Poursuivre les recherches scientifiques
Cependant, avant d’envisager d’intervenir sur les monuments détruits de Palmyre, il y a une autre donnée à prendre en compte : celle de la poursuite des recherches scientifiques sur le site. On sait que le temple de Bêl était bâti sur un ancien temple, construit lui-même sur le tell rasé de la ville du IIe millénaire. Nous ne savons quasiment rien de ce temple antérieur, ni de l’occupation humaine primitive du site.
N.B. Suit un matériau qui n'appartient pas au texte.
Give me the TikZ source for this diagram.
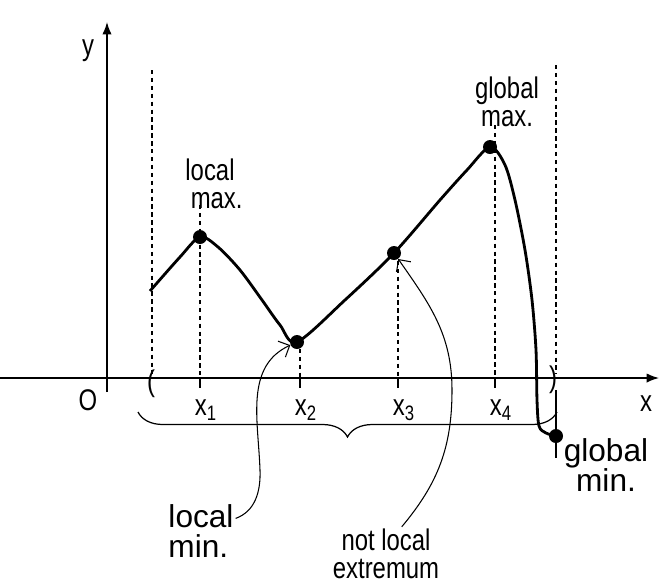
\documentclass[tikz,border=0pt]{standalone}
\usepackage{fontspec}
\setmainfont{Liberation Sans}[FakeStretch=0.8]
\newfontfamily\widefont{Liberation Sans}
\usetikzlibrary{decorations.pathreplacing}
\usetikzlibrary{shapes, positioning, arrows.meta, calc}

\begin{document}
\begin{tikzpicture}[
    x=0.02cm, y=-0.02cm,
    >=Latex,
    font=\fontsize{17pt}{16pt}\selectfont,
    dot/.style={circle, fill=black, inner sep=0pt, minimum size=0.28cm},
    guide/.style={dash pattern=on 2.5pt off 2pt, line width=0.7pt},
    note/.style={-{Straight Barb[length=5pt]}, line width=0.6pt},
    lbl/.style={align=center, inner sep=1pt},
    big/.style={font=\widefont\fontsize{18pt}{17.5pt}\selectfont}
]
    \useasboundingbox (0,0) rectangle (659,583);

    % --- axes ---
    \draw[line width=0.8pt, -{Latex[length=7pt]}] (0,378) -- (659,378);
    \draw[line width=0.8pt, -{Latex[length=7pt]}] (107,392) -- (107,22);
    \node (ylab) at (88,51) {y};
    \node (xlab) at (646,404) {x};
    \node (orig) at (88,400) {O};

    % --- interval ends ---
    \draw[guide] (152,70) -- (152,374);
    \draw[guide] (556,65) -- (556,374);
    \draw[line width=0.6pt] (556,390) -- (556,458);
    \node (lpar) at (151,384) {(};
    \node (rpar) at (553,380) {)};

    % --- ticks, guides and x_i labels ---
    \foreach \xx/\i/\top in {200/1/205, 300/2/341, 398/3/253, 495/4/125} {
        \draw[guide] (\xx,\top) -- (\xx,378);
        \draw[line width=0.8pt] (\xx,378) -- (\xx,388);
        \node (x\i) at (\xx+6,410) {x\textsubscript{\i}};
    }

    % --- brace under the interval ---
    \draw[line width=0.7pt, decorate, decoration={brace, mirror, amplitude=0.5cm}]
        (138,412) -- (557,412);

    % --- the graph ---
    \draw[line width=1.6pt, line join=round] plot[smooth, tension=0.5] coordinates {
        (150,291) (180,257) (200,237) (218,247) (240,270) (262,300) (280,325)
        (297,342) (345,300) (394,253) (440,200) (467,170)
        (490,147) (505,165) (515,200) (525,250) (532,300) (536,350) (537,400)
        (539,426) (546,433) (556,436)};

    % --- special points ---
    \node[dot] (lmax)   at (200,237) {};
    \node[dot] (lmin)   at (297,342) {};
    \node[dot] (xthree) at (394,253) {};
    \node[dot] (gmax)   at (490,147) {};
    \node[dot] (gmin)   at (556,436) {};

    % --- labels ---
    \node[lbl] (lmaxlbl) at (210,184) {local\\ \ \ max.};
    \node[lbl] (gmaxlbl) at (507,102) {global\\max.};
    \node[lbl, big] (gminlbl) at (606,465) {global\\min.};
    \node[lbl, big, align=left] (lminlbl) at (201,531) {local\\min.};
    \node[lbl] (nllbl) at (386,554) {not local\\extremum};

    % --- pointers ---
    \draw[note] (lminlbl.20) to[out=20, in=-88] (260,470) to[out=92, in=205] (lmin);
    \draw[note] (nllbl.60) to[out=50, in=-90] (452,390) to[out=90, in=-55] (xthree);

\end{tikzpicture}
\end{document}
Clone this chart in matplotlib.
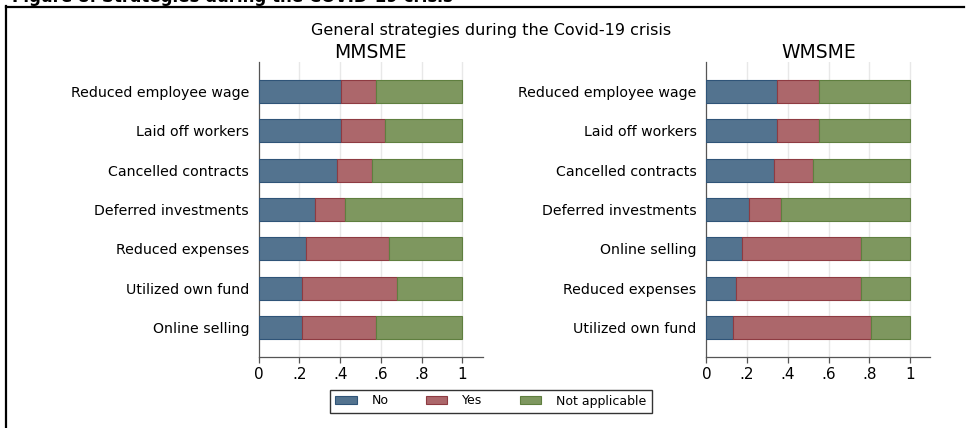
import numpy as np
import matplotlib.pyplot as plt
from matplotlib.patches import Patch

plt.rcParams['font.family'] = ['DejaVu Sans']

# shares (No / Yes / Not applicable)
mm_labels = ['Reduced employee wage', 'Laid off workers', 'Cancelled contracts',
             'Deferred investments', 'Reduced expenses', 'Utilized own fund',
             'Online selling']
mm_no = [0.406, 0.406, 0.384, 0.277, 0.233, 0.213, 0.213]
mm_yes = [0.171, 0.212, 0.170, 0.147, 0.406, 0.467, 0.362]

wm_labels = ['Reduced employee wage', 'Laid off workers', 'Cancelled contracts',
             'Deferred investments', 'Online selling', 'Reduced expenses',
             'Utilized own fund']
wm_no = [0.349, 0.348, 0.333, 0.207, 0.174, 0.148, 0.130]
wm_yes = [0.202, 0.203, 0.193, 0.160, 0.585, 0.611, 0.678]

legend_labels = ['No', 'Yes', 'Not applicable']
xticks = [0, 0.2, 0.4, 0.6, 0.8, 1]
xtick_labels = ['0', '.2', '.4', '.6', '.8', '1']

fills = ['#53738f', '#ac676b', '#7e975f']
edges = ['#2f5478', '#8e3b42', '#5f7f3f']
axcol = '#555555'


def panel(ax, labels, no, yes, title):
    no = np.array(no)
    yes = np.array(yes)
    na = 1 - no - yes
    y = np.arange(len(labels))
    left = np.zeros(len(labels))
    for vals, fc, ec in zip([no, yes, na], fills, edges):
        ax.barh(y, vals, left=left, height=0.58, color=fc, edgecolor=ec,
                linewidth=0.8, zorder=3)
        left = left + vals
    ax.set_xlim(0, 1.1)
    ax.set_ylim(len(labels) - 0.25, -0.75)
    ax.set_yticks(y)
    ax.set_yticklabels(labels, fontsize=10.2)
    ax.set_xticks(xticks)
    ax.set_xticklabels(xtick_labels, fontsize=11)
    ax.tick_params(axis='y', length=0, pad=7)
    ax.tick_params(axis='x', length=4, width=0.9, color=axcol, pad=3)
    for x in xticks[1:]:
        ax.axvline(x, color='#e8e8e8', lw=1, zorder=1)
    for s in ['top', 'right']:
        ax.spines[s].set_visible(False)
    for s in ['left', 'bottom']:
        ax.spines[s].set_color(axcol)
        ax.spines[s].set_linewidth(0.9)
    ax.set_title(title, fontsize=13.5, pad=2)


fig = plt.figure(figsize=(9.68, 4.28), dpi=100)
ax1 = fig.add_axes([0.2673, 0.1659, 0.2314, 0.6893])
ax2 = fig.add_axes([0.7297, 0.1659, 0.2314, 0.6893])
panel(ax1, mm_labels, mm_no, mm_yes, 'MMSME')
panel(ax2, wm_labels, wm_no, wm_yes, 'WMSME')

fig.text(0.507, 1 - 30 / 428, 'General strategies during the Covid-19 crisis',
         ha='center', va='center', fontsize=11.5)

handles = [Patch(facecolor=fc, edgecolor=ec, linewidth=0.8) for fc, ec in zip(fills, edges)]
leg = fig.legend(handles, legend_labels, ncol=3, loc='center',
                 bbox_to_anchor=(491 / 968, 1 - 401 / 428), fontsize=9,
                 frameon=True, fancybox=False, edgecolor='black',
                 handlelength=1.7, handleheight=0.65, handletextpad=1.2,
                 columnspacing=3.0, borderpad=0.4)
leg.get_frame().set_linewidth(1.0)

# page frame and clipped caption from the document the chart sits in
fig.add_artist(plt.Line2D([5.5 / 968, 964 / 968], [1 - 6.5 / 428, 1 - 6.5 / 428],
                          color='black', lw=1.6, transform=fig.transFigure))
fig.add_artist(plt.Line2D([6 / 968, 6 / 968], [0, 1 - 6 / 428],
                          color='black', lw=1.6, transform=fig.transFigure))
fig.text(12 / 968, 1 - 1.5 / 428, 'Figure 8: Strategies during the COVID-19 crisis',
         ha='left', va='baseline', fontsize=12, fontweight='bold')

fig.savefig('out.png', dpi=100)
Avant de songer à reconstruire le temple, ne serait-il pas plus utile de procéder à des sondages, voire à des fouilles dans les couches inférieures, afin de mieux connaître et documenter les périodes anciennes dans l’oasis ?
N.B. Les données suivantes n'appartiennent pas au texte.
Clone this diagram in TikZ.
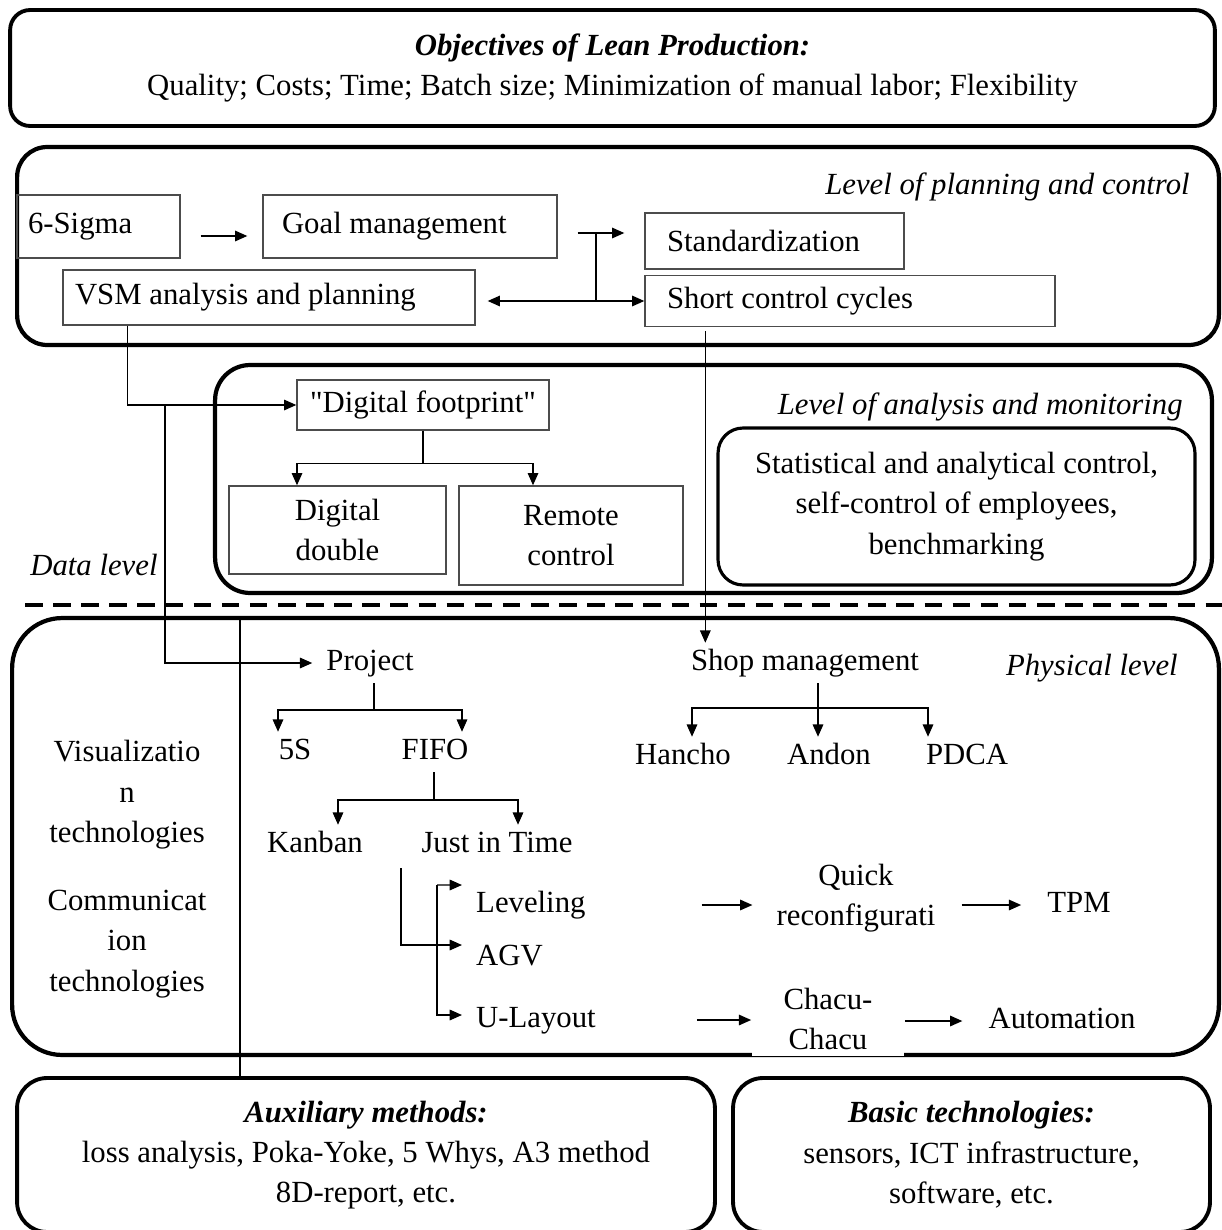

En 2012, seuls 20 % du site avait été fouillés ; de vastes zones contenaient encore des informations essentielles à l’histoire. Deux sondages effectués entre 1998 et 2010 par des archéologues syro-allemands au Sud de la ville romaine ont montré qu’il y avait là nombre de vestiges propres à éclairer ce que fut Palmyre avant la présence de Rome. Il reste beaucoup à apprendre sur Palmyre, mais encore faut-il que la science prime sur le profit et le spectaculaire.
Reste toutefois la question de savoir quelle est l’intégrité de ces zones après sept ans de guerre, de va et vient d’engins militaires et de pillages ? Que va-t-on retrouver et dans quel état ? La question est la même pour beaucoup d’autre sites, livrés eux aussi au pillage et à la destruction. Ebla, Mari, Doura ou Apamée ont été ravagés par les fouilles clandestines, des tells encore intacts ont été éventrés et rasés, leurs objets dispersés sans étude préalable. C’est tout un pan de l’histoire qui s’est évaporé dans des collections privées ou qui attendent dans des caves de recel ; ils ne seront jamais d’aucune utilité pour les chercheurs, même si un jour on les récupère.
La guerre n’est pas finie en Syrie, mais si elle devait se poursuivre encore longtemps, le patrimoine ne manquerait pas de connaître d’autres dommages. Certes, pour certains, le patrimoine n’est rien au regard des souffrances des populations. On ne peut que leur donner raison, mais il ne faut pas oublier que le patrimoine et son histoire sont aussi les composantes de l’identité d’un peuple.